Local Butcher Shops??
Is there such a thing anymore? Everything I have seen in recent years from Costco/WalMart on down to the small local grocery with a meat department brings in kryovac packaged portions from the process packing houses and cuts the chunks into steaks, chops, etc.
As a teenager working as an apprentice meat cutter in my fathers butcher shop everything was brought in in quarters and halves. Beef, hogs, mutton/lamb everything was bought in quarters or halves and "broken down" right in the shop and displayed in the case. All the lefts (beef only) were boned out by hand and thrown in the grind tub to make burger.
Everybody now days wants 100 percent lean burger, supposed to be so much better for us, but the fact is flavor in beef comes from the fat not from the lean, period.

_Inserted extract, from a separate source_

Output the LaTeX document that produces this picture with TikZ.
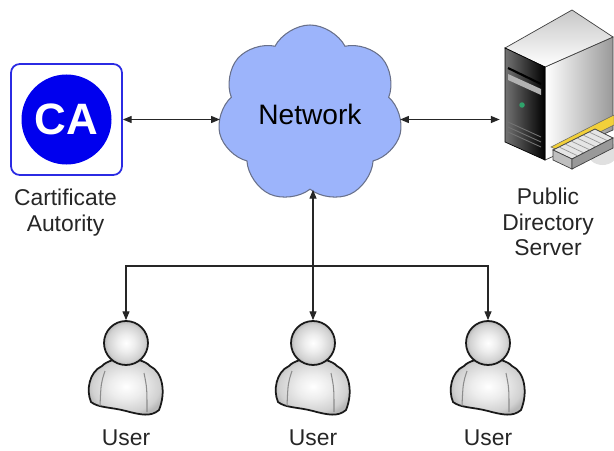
\documentclass[tikz,border=0pt]{standalone}
\usepackage{fontspec}
\setmainfont{Liberation Sans}
\usetikzlibrary{arrows.meta,shapes.symbols,calc}
\definecolor{cafill}{HTML}{0000EE}
\definecolor{caline}{HTML}{2B2BE3}
\definecolor{netfill}{HTML}{9CB4FB}
\definecolor{netline}{HTML}{68708A}
\definecolor{ledgreen}{HTML}{2FA36B}
\definecolor{folder}{HTML}{F2D03A}
% soft glow for the user figures: white core, grey rim
\pgfdeclareradialshading{userglow}{\pgfpoint{0bp}{0bp}}{color(0bp)=(white);
 color(10bp)=(black!7); color(21bp)=(black!18); color(25bp)=(black!28); color(50bp)=(black!28)}

\begin{document}
\begin{tikzpicture}[x=1cm,y=1cm,>={Triangle[length=5pt,width=4pt]},
 every node/.style={font=\fontsize{13}{14.5}\selectfont,inner sep=0pt},
 link/.style={draw=black!85,line width=.6pt},
 caption/.style={align=center,text=black!85,anchor=north},
 head/.style={circle,draw=black!90,line width=1pt,minimum size=.88cm,shading=userglow},
 person/.style={draw=black!90,line width=1pt,shading=userglow},
 crease/.style={draw=black!45,line width=.6pt},
 edge/.style={draw=black!75,line width=.4pt}]
\useasboundingbox (0,0) rectangle (12.28,9);

% certificate authority
\node[draw=caline,line width=1pt,rounded corners=5pt,fill=white,minimum size=2.22cm] (ca) at (1.33,6.61) {};
\node[circle,fill=cafill,minimum size=1.8cm,text=white,font=\fontsize{25}{28}\selectfont\bfseries] (ca-logo) at (ca) {CA};
\node[caption] (ca-text) at (1.31,5.22) {Cartificate\\Autority};

% network
\node[cloud,cloud puffs=7,cloud puff arc=125,aspect=1,draw=netline,fill=netfill,line width=.6pt,
 minimum width=3.7cm,minimum height=3.56cm,font=\fontsize{16}{18}\selectfont] (net) at (6.2,6.72) {Network};

% directory server: tower, tray with folder
\node[minimum width=2.28cm,minimum height=3.2cm] (server) at (11.14,7.2) {};
\shade[edge,left color=white,right color=black!40] (10.90,7.66) -- (12.26,8.26) -- (12.26,6.40) -- (10.90,5.80) -- cycle;
\shade[edge,top color=black!22,bottom color=white] (10.10,8.04) -- (11.44,8.80) -- (12.26,8.26) -- (10.90,7.66) -- cycle;
\shade[edge,draw=black,left color=black!55,right color=black] (10.10,8.04) -- (10.90,7.66) -- (10.90,5.80) -- (10.10,6.16) -- cycle;
\draw[black,line width=1.2pt] (10.16,7.64) -- (10.82,7.32);
\fill[black!30] (10.16,7.52) -- (10.82,7.22) -- (10.82,7.10) -- (10.16,7.40) -- cycle;
\fill[ledgreen] (10.44,6.90) circle (.055);
\foreach \k in {0,1,2}
 \draw[black!55,line width=.5pt] (10.16,6.56-\k*.1) -- (10.82,6.26-\k*.1);
\fill[black!12] (12.05,5.95) ellipse (.3 and .25);
\fill[folder,draw=black!60,line width=.3pt] (11.02,6.06) -- (11.92,6.52) -- (12.28,6.70) -- (12.28,6.50) -- (12.0,6.36) -- (11.2,5.98) -- cycle;
\fill[edge,fill=black!10] (11.06,6.00) -- (11.90,6.42) -- (12.26,6.24) -- (11.44,5.82) -- cycle;
\foreach \k in {1,...,6}
 \draw[black!40,line width=.4pt] ($(11.06,6.00)!\k/7!(11.90,6.42)$) -- ++(.36,-.17);
\fill[edge,fill=black!25] (11.06,6.00) -- (11.44,5.82) -- (11.44,5.62) -- (11.06,5.80) -- cycle;
\fill[edge,fill=black!40] (11.44,5.82) -- (12.26,6.24) -- (12.26,6.04) -- (11.44,5.62) -- cycle;
\node[caption] (server-text) at (10.96,5.24) {Public\\Directory\\Server};

% users
\foreach \i/\x in {1/2.52,2/6.26,3/9.76} {
 \begin{scope}[shift={(\x,2.14)}]
  \path[person] (-0.70,-1.18) .. controls (-0.80,-0.95) and (-0.74,-0.58) .. (-0.48,-0.46)
   .. controls (-0.30,-0.26) and (0.30,-0.26) .. (0.48,-0.46)
   .. controls (0.74,-0.58) and (0.80,-1.0) .. (0.66,-1.34)
   .. controls (0.50,-1.48) and (0.30,-1.44) .. (0.0,-1.36)
   .. controls (-0.30,-1.28) and (-0.55,-1.30) .. cycle;
  \draw[crease] (-0.42,-0.56) .. controls (-0.50,-0.8) .. (-0.52,-1.26);
  \draw[crease] (0.36,-0.60) .. controls (0.42,-0.9) .. (0.42,-1.38);
 \end{scope}
 \node[head] (user\i) at (\x,2.14) {};
 \node[anchor=base,text=black!85] (user\i-text) at (\x,0.1) {User};
}

% connections
\coordinate (split) at (6.26,3.68);
\draw[link,<->] (ca.east) -- (ca.east -| net.west);
\draw[link,<->] (net.east |- ca.east) -- (ca.east -| server.west);
\draw[link,<->] (user2.north) -- (user2.north |- net.south);
\draw[link,->] (split) -| (user1.north);
\draw[link,->] (split) -| (user3.north);
\end{tikzpicture}
\end{document}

Why do you think they wrap fillets in bacon? trying to give the ultra lean cut some flavor that's why.
Speaking of which, if you want really good cooked flavor in your ground beef grind super lean cuts and add hog back fat for the fat content, 80/20 or even 90/10.
While I am at it another gripe about modern day meat processing is the lack of aging. Back in the day a half or quarter was brought into the shop and hung in the walk-in for 5-7 days before a knife was ever applied. The meat aged for flavor and also dried up the excess water content so you ended up with a dry firm cut not the soft squishey steaks you get today.
Water equals weight, guess why meat isn't aged now days. Just try to "brown" a pound of ground beef in a skillet, yea right, boil it maybe.